As War on Poverty cools, question remains: How successful was it?

Buried in statistics that show an overall increase in poverty in the United States lie glimmers of good news.

The proportion of elderly Americans living in poverty dropped from about 30 percent to 15 percent between 1967 and 1981, according to the US Census Bureau.

And the overall poverty rate of 14 percent - 32 million people - just reported for 1981 by the bureau may be overstated by as much as half. If nonmoney assistance from the federal government, such as food stamps and medical payments, is counted as income, the number of people of all ages classified as living in poverty would be reduced by 40 to 50 percent or more, according to various studies.

Does this mean the War on Poverty, which in the mid '60s initiated many of the federal programs aiding the poor, was successful as far as it went? Some analysts argue the War on Poverty and related programs simply sapped the initiative of many to find work. Others say it restored dignity and relieved suffering among millions of Americans.

But both sides agree that it was an expensive ''war.'' Government support programs for individuals have grown from 6.4 percent of the gross national product in 1970 to 10.2 percent in 1980, or from $62 billion to $261 billion, according to the Reagan administration. Much of this money, however, is for social security and medicare, which primarily benefit the middle class.

Now President Reagan, worried about the growth of the these programs (some of which increase automatically with the cost of living), wants to reverse the trend. He is trimming aid to the poor as part of his overall attempt to cut federal spending. This, he hopes, will help cut federal deficits and lead to a rejuvenated economy that will provide the jobs many of the poor need to support themselves.

But, according to Eugene Smolensky, director of the Institute for Research on Poverty at the University of Wisconsin, increases in federal support for the poor - not improvements in the economy - played the ''single most important role in reducing measured poverty.'' This support includes, in addition to social security and medicare, workmen's compensation, programs such as medicaid, Aid to Families with Dependent Children (AFDC), and food stamps.

Mr. Smolensky adds that further cuts in these programs could be expected to increase poverty - in the sense that many of those deprived of them would experience a significant drop in their standard of living. Such cuts are already under way, not in programs serving primarily the middle class - such as social security - but in those serving the poor.

Federal money may have proved useful in reducing poverty rates from the mid- 1960s, but the Reagan adminstration is committed to both vast increases in military spending and further reductions in the US deficits.
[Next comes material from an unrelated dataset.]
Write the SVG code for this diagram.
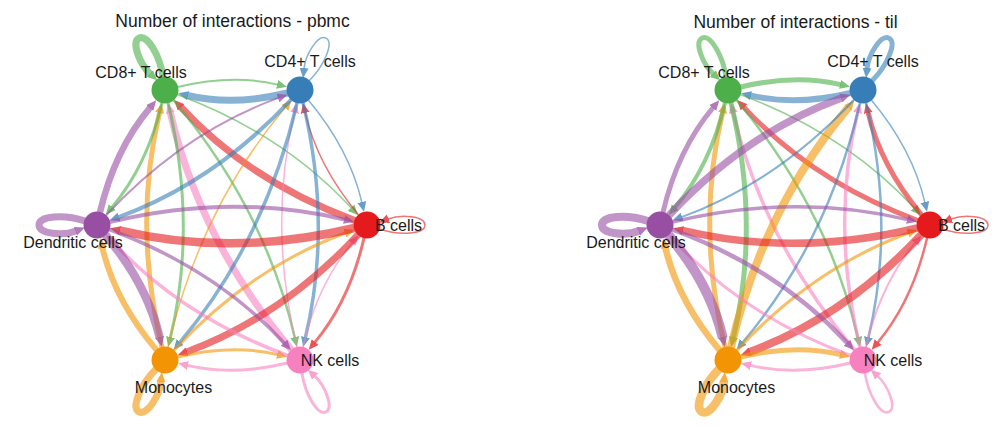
<svg xmlns="http://www.w3.org/2000/svg" xmlns:xlink="http://www.w3.org/1999/xlink" width="1000" height="427" viewBox="0 0 1000 427">
<style>
.e{fill:none;stroke-opacity:.6}
.c8{stroke:#4DAF4A;marker-end:url(#a8)}
.c4{stroke:#377EB8;marker-end:url(#a4)}
.cb{stroke:#E41A1C;marker-end:url(#ab)}
.cn{stroke:#F781BF;marker-end:url(#an)}
.cm{stroke:#F29403;marker-end:url(#am)}
.cd{stroke:#984EA3;marker-end:url(#ad)}
.lbl{font-family:"Liberation Sans",Arial,sans-serif;font-size:16px;fill:#1a1a1a;text-anchor:middle}
.ttl{font-family:"Liberation Sans",Arial,sans-serif;font-size:17.5px;fill:#1a1a1a;text-anchor:middle}
</style>
<defs>
<marker id="a8" viewBox="0 -5 10 10" refX="0.5" refY="0" markerWidth="10" markerHeight="10" markerUnits="userSpaceOnUse" orient="auto"><path d="M0,-4.5L10,0L0,4.5z" fill="#4DAF4A" fill-opacity=".75"/></marker>
<marker id="a4" viewBox="0 -5 10 10" refX="0.5" refY="0" markerWidth="10" markerHeight="10" markerUnits="userSpaceOnUse" orient="auto"><path d="M0,-4.5L10,0L0,4.5z" fill="#377EB8" fill-opacity=".75"/></marker>
<marker id="ab" viewBox="0 -5 10 10" refX="0.5" refY="0" markerWidth="10" markerHeight="10" markerUnits="userSpaceOnUse" orient="auto"><path d="M0,-4.5L10,0L0,4.5z" fill="#E41A1C" fill-opacity=".75"/></marker>
<marker id="an" viewBox="0 -5 10 10" refX="0.5" refY="0" markerWidth="10" markerHeight="10" markerUnits="userSpaceOnUse" orient="auto"><path d="M0,-4.5L10,0L0,4.5z" fill="#F781BF" fill-opacity=".75"/></marker>
<marker id="am" viewBox="0 -5 10 10" refX="0.5" refY="0" markerWidth="10" markerHeight="10" markerUnits="userSpaceOnUse" orient="auto"><path d="M0,-4.5L10,0L0,4.5z" fill="#F29403" fill-opacity=".75"/></marker>
<marker id="ad" viewBox="0 -5 10 10" refX="0.5" refY="0" markerWidth="10" markerHeight="10" markerUnits="userSpaceOnUse" orient="auto"><path d="M0,-4.5L10,0L0,4.5z" fill="#984EA3" fill-opacity=".75"/></marker>
<path id="loop" d="M12,4C34,11 58,9 58,0C58,-9 34,-11 21,-6"/>
<path id="e12" d="M177.6,87Q232.5,73.8 277.6,84.6"/>
<path id="e21" d="M287.4,93Q232.5,106.2 187.4,95.4"/>
<path id="e13" d="M177.2,94.5Q282.2,133.3 351.4,208.1"/>
<path id="e31" d="M354.8,220.5Q249.8,181.7 180.6,106.9"/>
<path id="e14" d="M173.4,100Q264.9,208.8 294.8,337.6"/>
<path id="e41" d="M291.6,350Q200.1,241.2 170.2,112.4"/>
<path id="e15" d="M168,102.6Q197.4,225 170.4,337.6"/>
<path id="e51" d="M162,347.4Q132.6,225 159.6,112.4"/>
<path id="e16" d="M162,102.7Q147.2,165.7 111.9,207.4"/>
<path id="e61" d="M100,212.3Q114.8,149.3 150.1,107.6"/>
<path id="e23" d="M308.3,100Q349.7,149.5 361.9,202.6"/>
<path id="e32" d="M358.7,215Q317.3,165.5 305.1,112.4"/>
<path id="e24" d="M303,102.6Q332.4,225 305.4,337.6"/>
<path id="e42" d="M297,347.4Q267.6,225 294.6,112.4"/>
<path id="e25" d="M297.1,102.7Q264.9,241.2 179.8,342.4"/>
<path id="e52" d="M167.9,347.3Q200.1,208.8 285.2,107.6"/>
<path id="e26" d="M291.2,99.5Q214.7,181.9 118.6,217.1"/>
<path id="e62" d="M105.9,215.5Q182.3,133.1 278.4,97.9"/>
<path id="e34" d="M364.1,237.7Q349.7,300.5 314.8,342.4"/>
<path id="e43" d="M302.9,347.3Q317.3,284.5 352.3,242.7"/>
<path id="e35" d="M358.2,234.6Q282.2,316.7 186.6,352"/>
<path id="e53" d="M173.8,350.5Q249.8,268.3 345.4,233"/>
<path id="e36" d="M354.4,228Q232,257.4 119.4,230.4"/>
<path id="e63" d="M109.6,222Q232,192.6 344.6,219.6"/>
<path id="e45" d="M287.4,363Q232.5,376.2 187.4,365.4"/>
<path id="e54" d="M177.6,357Q232.5,343.8 277.6,354.6"/>
<path id="e46" d="M287.8,355.5Q182.3,316.9 112.7,241.9"/>
<path id="e64" d="M109.2,229.5Q214.7,268.1 284.4,343.1"/>
<path id="e56" d="M156.6,350.1Q114.8,300.7 102.3,247.4"/>
<path id="e65" d="M105.4,234.9Q147.2,284.3 159.7,337.6"/>
</defs>
<rect width="1000" height="427" fill="#ffffff"/>

<g id="pbmc">
<text class="ttl" x="232.5" y="27">Number of interactions - pbmc</text>
<g id="pbmc-connectors">
<use href="#loop" class="e c8" stroke-width="7" transform="translate(165,90) rotate(-116.6)"/>
<use href="#loop" class="e c4" stroke-width="1.5" transform="translate(300,90) rotate(-63.4)"/>
<use href="#loop" class="e cb" stroke-width="1.5" transform="translate(367,225)"/>
<use href="#loop" class="e cn" stroke-width="3" transform="translate(300,360) rotate(63.4)"/>
<use href="#loop" class="e cm" stroke-width="7" transform="translate(165,360) rotate(116.6)"/>
<use href="#loop" class="e cd" stroke-width="7" transform="translate(97,225) rotate(180)"/>
<use href="#e12" class="e c8" stroke-width="2"/>
<use href="#e21" class="e c4" stroke-width="7"/>
<use href="#e13" class="e c8" stroke-width="1.5"/>
<use href="#e31" class="e cb" stroke-width="7"/>
<use href="#e14" class="e c8" stroke-width="2.5"/>
<use href="#e41" class="e cn" stroke-width="7"/>
<use href="#e15" class="e c8" stroke-width="3"/>
<use href="#e51" class="e cm" stroke-width="5"/>
<use href="#e16" class="e c8" stroke-width="3"/>
<use href="#e61" class="e cd" stroke-width="6.5"/>
<use href="#e23" class="e c4" stroke-width="1.5"/>
<use href="#e32" class="e cb" stroke-width="1.5"/>
<use href="#e24" class="e c4" stroke-width="3.5"/>
<use href="#e42" class="e cn" stroke-width="1.5"/>
<use href="#e25" class="e c4" stroke-width="3.5"/>
<use href="#e52" class="e cm" stroke-width="1.5"/>
<use href="#e26" class="e c4" stroke-width="4"/>
<use href="#e62" class="e cd" stroke-width="2"/>
<use href="#e34" class="e cb" stroke-width="3"/>
<use href="#e43" class="e cn" stroke-width="1.5"/>
<use href="#e35" class="e cb" stroke-width="7"/>
<use href="#e53" class="e cm" stroke-width="3"/>
<use href="#e36" class="e cb" stroke-width="8.5"/>
<use href="#e63" class="e cd" stroke-width="4"/>
<use href="#e45" class="e cn" stroke-width="3"/>
<use href="#e54" class="e cm" stroke-width="3"/>
<use href="#e46" class="e cn" stroke-width="3.5"/>
<use href="#e64" class="e cd" stroke-width="3.5"/>
<use href="#e56" class="e cm" stroke-width="6"/>
<use href="#e65" class="e cd" stroke-width="8.5"/>
</g>
<g id="pbmc-cd8"><circle cx="165" cy="90" r="13.5" fill="#4DAF4A"/><text class="lbl" x="141" y="78">CD8+ T cells</text></g>
<g id="pbmc-cd4"><circle cx="300" cy="90" r="13.5" fill="#377EB8"/><text class="lbl" x="310" y="67">CD4+ T cells</text></g>
<g id="pbmc-b"><circle cx="367" cy="225" r="13.5" fill="#E41A1C"/><text class="lbl" x="398.5" y="231">B cells</text></g>
<g id="pbmc-nk"><circle cx="300" cy="360" r="13.5" fill="#F781BF"/><text class="lbl" x="330" y="366">NK cells</text></g>
<g id="pbmc-mono"><circle cx="165" cy="360" r="13.5" fill="#F29403"/><text class="lbl" x="173.5" y="393">Monocytes</text></g>
<g id="pbmc-dc"><circle cx="97" cy="225" r="13.5" fill="#984EA3"/><text class="lbl" x="73" y="248">Dendritic cells</text></g>
</g>

<g id="til" transform="translate(563,0)">
<text class="ttl" x="232.5" y="28">Number of interactions - til</text>
<g id="til-connectors">
<use href="#loop" class="e c8" stroke-width="5" transform="translate(165,90) rotate(-116.6)"/>
<use href="#loop" class="e c4" stroke-width="5" transform="translate(300,90) rotate(-63.4)"/>
<use href="#loop" class="e cb" stroke-width="1.5" transform="translate(367,225)"/>
<use href="#loop" class="e cn" stroke-width="2.5" transform="translate(300,360) rotate(63.4)"/>
<use href="#loop" class="e cm" stroke-width="8.5" transform="translate(165,360) rotate(116.6)"/>
<use href="#loop" class="e cd" stroke-width="8" transform="translate(97,225) rotate(180)"/>
<use href="#e12" class="e c8" stroke-width="5"/>
<use href="#e21" class="e c4" stroke-width="6"/>
<use href="#e13" class="e c8" stroke-width="1.5"/>
<use href="#e31" class="e cb" stroke-width="5"/>
<use href="#e14" class="e c8" stroke-width="2.5"/>
<use href="#e41" class="e cn" stroke-width="3.5"/>
<use href="#e15" class="e c8" stroke-width="5"/>
<use href="#e51" class="e cm" stroke-width="5"/>
<use href="#e16" class="e c8" stroke-width="4"/>
<use href="#e61" class="e cd" stroke-width="5"/>
<use href="#e23" class="e c4" stroke-width="1.5"/>
<use href="#e32" class="e cb" stroke-width="5"/>
<use href="#e24" class="e c4" stroke-width="2.5"/>
<use href="#e42" class="e cn" stroke-width="3.5"/>
<use href="#e25" class="e c4" stroke-width="2.5"/>
<use href="#e52" class="e cm" stroke-width="8"/>
<use href="#e26" class="e c4" stroke-width="2"/>
<use href="#e62" class="e cd" stroke-width="7.5"/>
<use href="#e34" class="e cb" stroke-width="2.5"/>
<use href="#e43" class="e cn" stroke-width="2"/>
<use href="#e35" class="e cb" stroke-width="8"/>
<use href="#e53" class="e cm" stroke-width="3"/>
<use href="#e36" class="e cb" stroke-width="7.5"/>
<use href="#e63" class="e cd" stroke-width="3.5"/>
<use href="#e45" class="e cn" stroke-width="3"/>
<use href="#e54" class="e cm" stroke-width="5"/>
<use href="#e46" class="e cn" stroke-width="3"/>
<use href="#e64" class="e cd" stroke-width="4.5"/>
<use href="#e56" class="e cm" stroke-width="6.5"/>
<use href="#e65" class="e cd" stroke-width="10"/>
</g>
<g id="til-cd8"><circle cx="165" cy="90" r="13.5" fill="#4DAF4A"/><text class="lbl" x="141" y="78">CD8+ T cells</text></g>
<g id="til-cd4"><circle cx="300" cy="90" r="13.5" fill="#377EB8"/><text class="lbl" x="310" y="67">CD4+ T cells</text></g>
<g id="til-b"><circle cx="367" cy="225" r="13.5" fill="#E41A1C"/><text class="lbl" x="398.5" y="231">B cells</text></g>
<g id="til-nk"><circle cx="300" cy="360" r="13.5" fill="#F781BF"/><text class="lbl" x="330" y="366">NK cells</text></g>
<g id="til-mono"><circle cx="165" cy="360" r="13.5" fill="#F29403"/><text class="lbl" x="173.5" y="393">Monocytes</text></g>
<g id="til-dc"><circle cx="97" cy="225" r="13.5" fill="#984EA3"/><text class="lbl" x="73" y="248">Dendritic cells</text></g>
</g>
</svg>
So the trimming is likely to continue - as is the controversy over the benefits of government programs designed to help the poor.

In his 1981 book ''Wealth and Poverty,'' economist George Gilder writes that the war on poverty simply provided ''a vast expansion of the welfare rolls that halted in its tracks an ongoing improvement in the lives of the poor.'' The result, he continues, was a ''moral blight of dependency,'' which, among other things, attributed to major increases in the number of broken homes among blacks.

(Whites living below the poverty level - $9,287 a year for a family of four in 1981 - outnumbered blacks more than 2 to 1, primarily because whites outnumber blacks in the general population. As a percent of their respective populations, some 34 percent of blacks were classified as poor compared with 11 percent of whites.)

Wilbur Cohen, a former secretary of the Department of Health, Education, and Welfare under President Johnson and an architect of the war on poverty, sees it quite differently. ''I feel the war on poverty had many good, sound elements which could be retained and strengthened,'' he says. He adds that some welfare programs such as AFDC have levels of funding today that are ''atrociously'' low.